### INPUT RECORDS ###
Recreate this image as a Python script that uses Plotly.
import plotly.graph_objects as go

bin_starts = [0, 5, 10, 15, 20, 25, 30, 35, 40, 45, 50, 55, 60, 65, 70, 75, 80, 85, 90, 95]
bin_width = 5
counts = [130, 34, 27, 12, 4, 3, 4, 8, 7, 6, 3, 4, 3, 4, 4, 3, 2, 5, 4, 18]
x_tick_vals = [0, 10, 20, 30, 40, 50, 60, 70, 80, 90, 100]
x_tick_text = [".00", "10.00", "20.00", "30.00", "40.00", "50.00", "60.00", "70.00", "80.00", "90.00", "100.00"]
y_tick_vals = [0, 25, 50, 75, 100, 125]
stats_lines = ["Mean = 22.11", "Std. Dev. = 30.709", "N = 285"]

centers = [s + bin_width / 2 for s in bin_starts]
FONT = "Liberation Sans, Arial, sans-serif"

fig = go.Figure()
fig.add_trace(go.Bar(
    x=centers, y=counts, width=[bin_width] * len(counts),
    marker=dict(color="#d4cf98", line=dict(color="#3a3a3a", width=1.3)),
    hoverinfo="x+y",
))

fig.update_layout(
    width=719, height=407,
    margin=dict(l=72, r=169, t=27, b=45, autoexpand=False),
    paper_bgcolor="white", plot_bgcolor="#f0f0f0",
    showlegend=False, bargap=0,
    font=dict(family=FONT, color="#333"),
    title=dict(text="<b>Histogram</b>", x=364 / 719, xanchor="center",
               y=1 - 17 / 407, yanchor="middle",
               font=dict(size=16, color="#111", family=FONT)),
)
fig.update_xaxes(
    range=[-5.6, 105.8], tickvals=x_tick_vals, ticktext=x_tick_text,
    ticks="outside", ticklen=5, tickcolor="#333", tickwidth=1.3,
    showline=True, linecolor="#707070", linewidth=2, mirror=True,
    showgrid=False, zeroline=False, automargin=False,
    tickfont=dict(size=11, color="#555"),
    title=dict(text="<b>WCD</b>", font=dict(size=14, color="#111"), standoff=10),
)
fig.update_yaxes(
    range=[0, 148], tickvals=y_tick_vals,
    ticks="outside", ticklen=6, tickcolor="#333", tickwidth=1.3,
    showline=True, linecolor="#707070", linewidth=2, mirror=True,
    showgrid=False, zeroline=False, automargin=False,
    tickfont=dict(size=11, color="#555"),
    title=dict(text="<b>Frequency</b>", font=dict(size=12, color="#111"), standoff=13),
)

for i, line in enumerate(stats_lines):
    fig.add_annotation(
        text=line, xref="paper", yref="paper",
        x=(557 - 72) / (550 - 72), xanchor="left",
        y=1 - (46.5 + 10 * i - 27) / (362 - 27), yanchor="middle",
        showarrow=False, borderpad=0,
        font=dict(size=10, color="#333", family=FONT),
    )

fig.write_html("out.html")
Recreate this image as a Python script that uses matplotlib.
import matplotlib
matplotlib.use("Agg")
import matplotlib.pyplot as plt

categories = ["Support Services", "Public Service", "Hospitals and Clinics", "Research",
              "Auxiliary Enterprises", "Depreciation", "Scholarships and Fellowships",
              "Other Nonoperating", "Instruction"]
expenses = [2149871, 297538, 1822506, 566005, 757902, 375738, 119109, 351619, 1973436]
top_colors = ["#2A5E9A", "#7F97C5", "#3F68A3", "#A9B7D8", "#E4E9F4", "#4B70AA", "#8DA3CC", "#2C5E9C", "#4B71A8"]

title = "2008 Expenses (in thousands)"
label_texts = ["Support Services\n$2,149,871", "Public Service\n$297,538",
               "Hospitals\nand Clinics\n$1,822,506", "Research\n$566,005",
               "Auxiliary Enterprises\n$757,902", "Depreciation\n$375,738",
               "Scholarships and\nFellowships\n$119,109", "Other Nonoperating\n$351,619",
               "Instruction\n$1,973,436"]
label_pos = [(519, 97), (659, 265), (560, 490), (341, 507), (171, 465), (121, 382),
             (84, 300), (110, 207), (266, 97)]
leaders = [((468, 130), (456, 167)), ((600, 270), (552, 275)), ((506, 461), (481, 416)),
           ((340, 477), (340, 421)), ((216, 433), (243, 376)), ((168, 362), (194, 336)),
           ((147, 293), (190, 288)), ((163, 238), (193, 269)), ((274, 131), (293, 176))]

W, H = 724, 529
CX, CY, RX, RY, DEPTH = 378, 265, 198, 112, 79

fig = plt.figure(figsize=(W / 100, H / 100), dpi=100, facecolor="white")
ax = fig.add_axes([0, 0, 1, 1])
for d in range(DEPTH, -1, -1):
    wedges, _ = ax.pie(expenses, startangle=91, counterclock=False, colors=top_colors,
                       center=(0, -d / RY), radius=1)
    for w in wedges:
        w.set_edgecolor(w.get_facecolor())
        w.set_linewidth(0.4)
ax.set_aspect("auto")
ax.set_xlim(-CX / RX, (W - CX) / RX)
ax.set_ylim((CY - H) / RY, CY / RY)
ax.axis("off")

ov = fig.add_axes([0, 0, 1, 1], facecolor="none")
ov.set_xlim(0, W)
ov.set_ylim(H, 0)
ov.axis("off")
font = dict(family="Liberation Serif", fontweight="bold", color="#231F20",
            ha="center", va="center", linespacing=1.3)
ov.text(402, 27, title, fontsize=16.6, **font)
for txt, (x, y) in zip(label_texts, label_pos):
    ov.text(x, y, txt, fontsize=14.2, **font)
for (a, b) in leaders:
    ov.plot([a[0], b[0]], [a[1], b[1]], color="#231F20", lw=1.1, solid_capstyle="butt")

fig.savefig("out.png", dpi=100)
###
## REQUIREMENTS
All lines from the beginning of the material above through the one with "import plotly.graph_objects as go" need to be returned exactly; please return those and only those.

## CORRECT OUTPUT
Recreate this image as a Python script that uses Plotly.
import plotly.graph_objects as go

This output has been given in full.